Goldman Sachs declined to comment on Wednesday on the impact that its legal and public relations troubles have had on its Washington lobbying operations. But one person briefed on its plans, but who spoke on condition of anonymity because of the firm’s continuing legal and political troubles, said it was still trying to push its agenda.
In seeking to make its case to lawmakers and their aides, the bank has been largely relying on trade groups, like the Securities Industry and Financial Markets Association, the American Banking Association, or the Financial Services Forum, to plead its case about concerns in the financial legislation, industry officials said.
In contrast to JPMorgan Chase and other rivals, Goldman has not tried grass-roots outreach efforts, like setting up hot lines to have employees call their Congressional leaders. But on occasion, Goldman and its lobbyists have approached Senate Democrats directly on areas of particular concern, like the so-called Volcker Rule, which would bar institutions like Goldman from buying and selling for their own profit, rather than as a service to its clients, according to a Democratic aide. Another provision that the firm would like to see changed is a ban on banks’ trading in the derivatives market.
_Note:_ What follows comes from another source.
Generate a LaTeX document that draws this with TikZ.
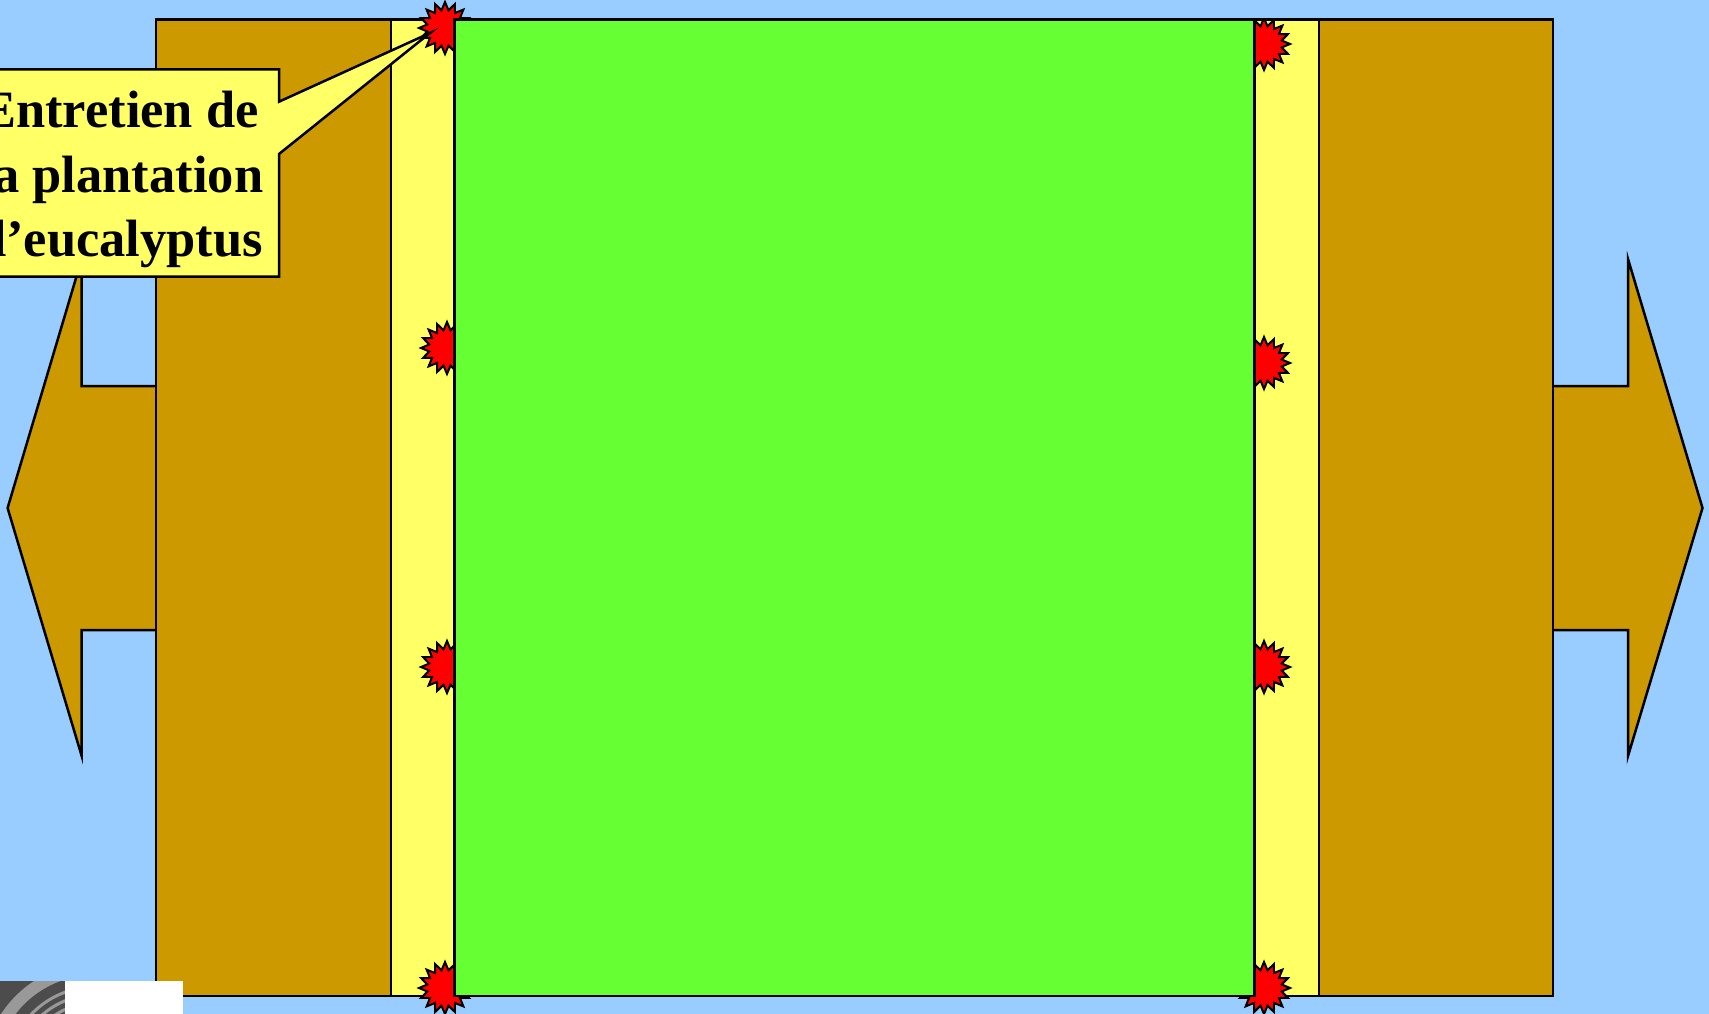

More often, the firm — whose lobbyists and outside lawyers include Washington luminaries like Richard A. Gephardt, the former House majority leader, and Ken Duberstein, the former Reagan administration official — has relied largely on intermediaries because politicians are worried about being associated with it, government and industry officials said.
“They know they’re not going to have that much of an impact,” said one lobbyist who works with Goldman but did not want to be named for fear of jeopardizing his relationship with the firm.
In addition to the political concerns, there were also pragmatic ones: many of the Goldman’s highest-ranking executives, including Lloyd C. Blankfein, the chief executive, had been preoccupied for the last week in preparing for the Senate hearing.
At the hearing, senators pressed Goldman executives on the allegations by the S.E.C. that the firm had misled investors by selling them a complex mortgage investment that was secretly devised to fail. Senate investigators also made public internal documents that shed light on the large profits the company made, and the satisfaction some of its executives derived, as the housing market began collapsing.
And the events of recent weeks are clearly hurting the access of a company once renowned in Washington for sending its executives to senior posts at the Treasury Department. For instance, Senator Blanche Lincoln, the Arkansas Democrat who wrote the provision that would ban banks like Goldman Sachs from trading in derivatives, had discussed having a fund-raiser at the firm’s New York offices this month, but she scuttled the possible event after the S.E.C. filed its lawsuit.
Ms. Lincoln said she would no longer take political contributions from the firm, which has been one of the most prolific contributors to campaigns. Goldman executives and its political action committee have given more than $24 million to federal candidates in the last decade, including nearly $1 million to Mr. Obama’s 2008 presidential campaign.